**Task directions:**
Which lines of the records contain "this"? Collect every one of them.

**Recorded information:**

▬▬▬

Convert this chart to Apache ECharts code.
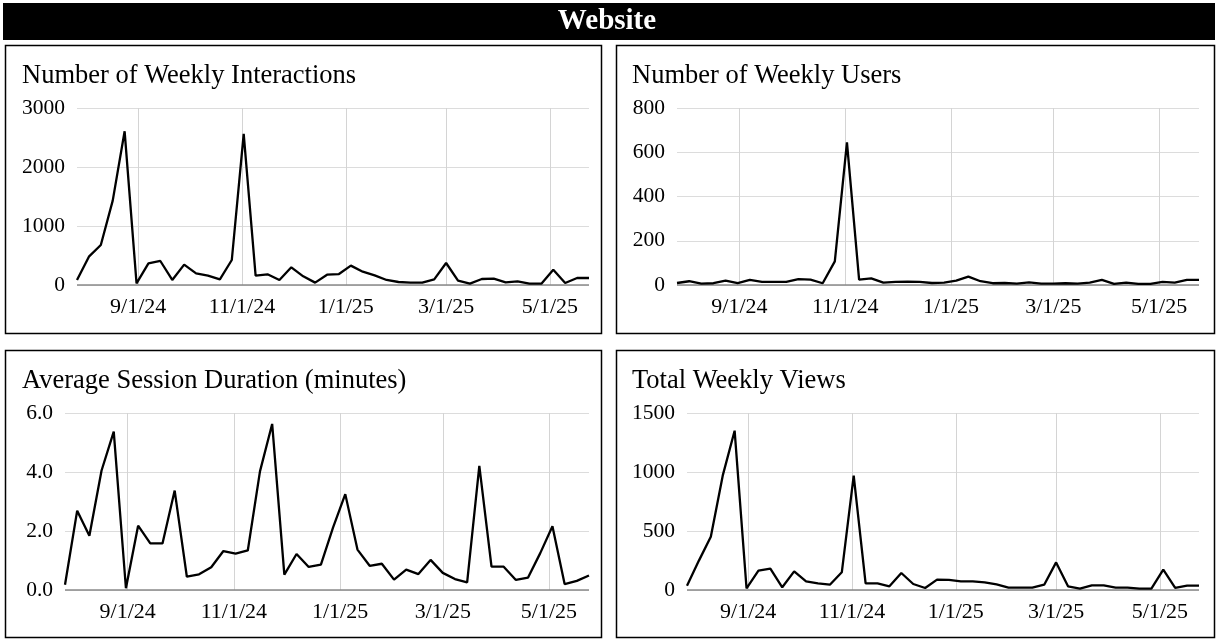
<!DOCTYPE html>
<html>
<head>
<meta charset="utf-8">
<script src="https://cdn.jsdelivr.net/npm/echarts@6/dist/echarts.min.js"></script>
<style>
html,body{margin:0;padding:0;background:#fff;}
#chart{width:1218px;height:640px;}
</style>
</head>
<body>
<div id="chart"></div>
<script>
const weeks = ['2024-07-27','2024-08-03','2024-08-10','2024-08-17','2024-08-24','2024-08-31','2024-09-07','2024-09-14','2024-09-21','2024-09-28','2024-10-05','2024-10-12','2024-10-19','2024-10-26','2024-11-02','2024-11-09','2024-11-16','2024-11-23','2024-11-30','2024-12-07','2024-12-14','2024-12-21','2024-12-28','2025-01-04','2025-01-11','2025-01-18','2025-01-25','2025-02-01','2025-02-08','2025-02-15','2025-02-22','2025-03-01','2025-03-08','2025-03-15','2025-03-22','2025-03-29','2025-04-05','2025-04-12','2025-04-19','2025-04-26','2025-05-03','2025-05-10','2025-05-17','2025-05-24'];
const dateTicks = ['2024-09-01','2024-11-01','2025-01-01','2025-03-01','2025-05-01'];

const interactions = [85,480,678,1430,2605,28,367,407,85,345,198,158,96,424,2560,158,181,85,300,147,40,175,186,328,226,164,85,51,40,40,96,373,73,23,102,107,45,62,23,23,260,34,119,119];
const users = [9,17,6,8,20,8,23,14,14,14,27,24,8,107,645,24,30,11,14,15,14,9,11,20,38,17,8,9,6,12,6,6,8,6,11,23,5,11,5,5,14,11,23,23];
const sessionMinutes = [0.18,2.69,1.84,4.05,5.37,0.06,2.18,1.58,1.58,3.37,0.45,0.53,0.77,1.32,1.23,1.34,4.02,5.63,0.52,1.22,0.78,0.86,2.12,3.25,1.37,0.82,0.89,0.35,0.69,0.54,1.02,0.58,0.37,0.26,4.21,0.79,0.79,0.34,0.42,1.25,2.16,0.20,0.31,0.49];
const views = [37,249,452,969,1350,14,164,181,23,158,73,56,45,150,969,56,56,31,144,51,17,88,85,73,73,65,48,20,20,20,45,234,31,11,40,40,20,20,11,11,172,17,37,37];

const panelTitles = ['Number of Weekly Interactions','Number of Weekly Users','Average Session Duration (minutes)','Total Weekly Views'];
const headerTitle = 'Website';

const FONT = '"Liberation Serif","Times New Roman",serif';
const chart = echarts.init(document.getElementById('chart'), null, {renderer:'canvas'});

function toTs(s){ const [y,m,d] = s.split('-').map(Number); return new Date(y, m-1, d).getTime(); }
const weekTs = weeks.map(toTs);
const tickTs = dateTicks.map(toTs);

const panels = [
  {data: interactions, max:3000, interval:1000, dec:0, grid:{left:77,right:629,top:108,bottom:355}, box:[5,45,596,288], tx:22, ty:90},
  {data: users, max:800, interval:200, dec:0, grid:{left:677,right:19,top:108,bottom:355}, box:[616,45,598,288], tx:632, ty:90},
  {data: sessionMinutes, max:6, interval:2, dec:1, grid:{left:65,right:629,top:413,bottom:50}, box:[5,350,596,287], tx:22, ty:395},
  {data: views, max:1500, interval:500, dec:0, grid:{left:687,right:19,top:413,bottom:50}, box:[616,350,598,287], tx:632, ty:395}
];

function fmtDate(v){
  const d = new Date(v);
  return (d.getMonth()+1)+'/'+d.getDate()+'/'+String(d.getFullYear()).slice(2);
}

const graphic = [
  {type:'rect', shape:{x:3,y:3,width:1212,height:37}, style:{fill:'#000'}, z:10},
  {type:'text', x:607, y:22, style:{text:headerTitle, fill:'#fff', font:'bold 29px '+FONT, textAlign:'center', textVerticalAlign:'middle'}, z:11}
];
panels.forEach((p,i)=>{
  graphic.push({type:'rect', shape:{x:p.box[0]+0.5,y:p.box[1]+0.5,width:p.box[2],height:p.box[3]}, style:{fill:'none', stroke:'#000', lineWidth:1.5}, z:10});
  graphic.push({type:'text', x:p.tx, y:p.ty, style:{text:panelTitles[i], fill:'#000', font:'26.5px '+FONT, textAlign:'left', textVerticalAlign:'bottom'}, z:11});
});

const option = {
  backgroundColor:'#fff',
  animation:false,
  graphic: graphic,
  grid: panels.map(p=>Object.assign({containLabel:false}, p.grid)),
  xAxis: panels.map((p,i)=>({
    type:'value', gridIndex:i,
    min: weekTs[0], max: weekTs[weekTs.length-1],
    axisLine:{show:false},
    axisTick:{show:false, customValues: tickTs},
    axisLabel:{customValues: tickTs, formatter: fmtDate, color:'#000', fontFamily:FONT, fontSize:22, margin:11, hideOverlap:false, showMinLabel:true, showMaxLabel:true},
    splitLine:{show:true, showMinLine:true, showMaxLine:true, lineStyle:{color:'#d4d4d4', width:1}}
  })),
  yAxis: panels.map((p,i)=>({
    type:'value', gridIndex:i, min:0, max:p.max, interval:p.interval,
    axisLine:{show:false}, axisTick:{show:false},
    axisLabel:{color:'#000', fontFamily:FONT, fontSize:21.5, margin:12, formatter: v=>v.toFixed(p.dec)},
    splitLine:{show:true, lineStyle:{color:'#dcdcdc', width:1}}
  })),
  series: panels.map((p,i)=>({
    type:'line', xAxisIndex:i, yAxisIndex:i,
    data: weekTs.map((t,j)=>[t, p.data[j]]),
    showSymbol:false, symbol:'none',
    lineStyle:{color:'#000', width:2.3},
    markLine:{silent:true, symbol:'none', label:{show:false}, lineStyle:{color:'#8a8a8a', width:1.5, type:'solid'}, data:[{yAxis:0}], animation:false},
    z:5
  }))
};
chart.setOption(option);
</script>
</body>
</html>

▬▬▬

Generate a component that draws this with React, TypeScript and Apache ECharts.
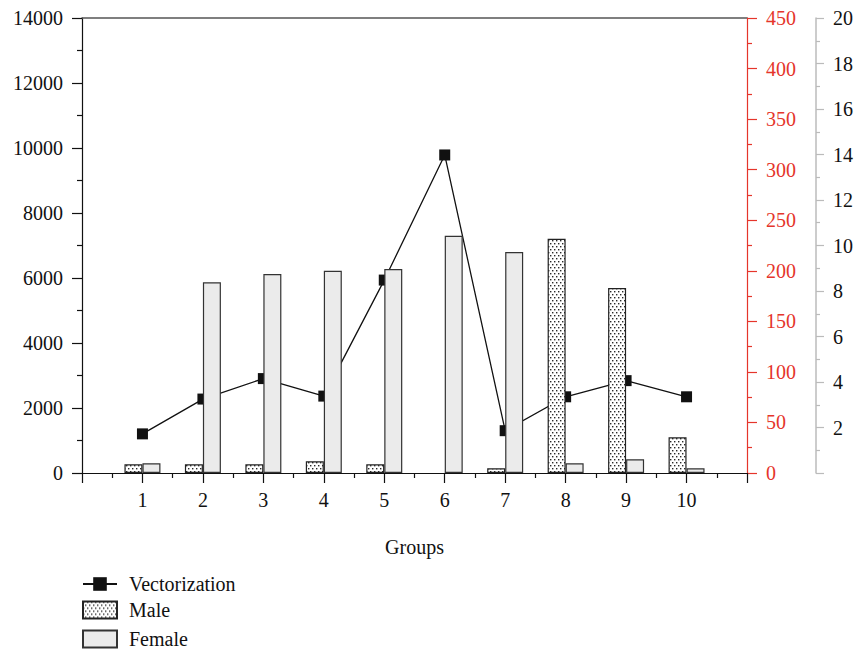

▬▬▬

**Task answer:**
Convert this chart to Apache ECharts code.
Generate a component that draws this with React, TypeScript and Apache ECharts.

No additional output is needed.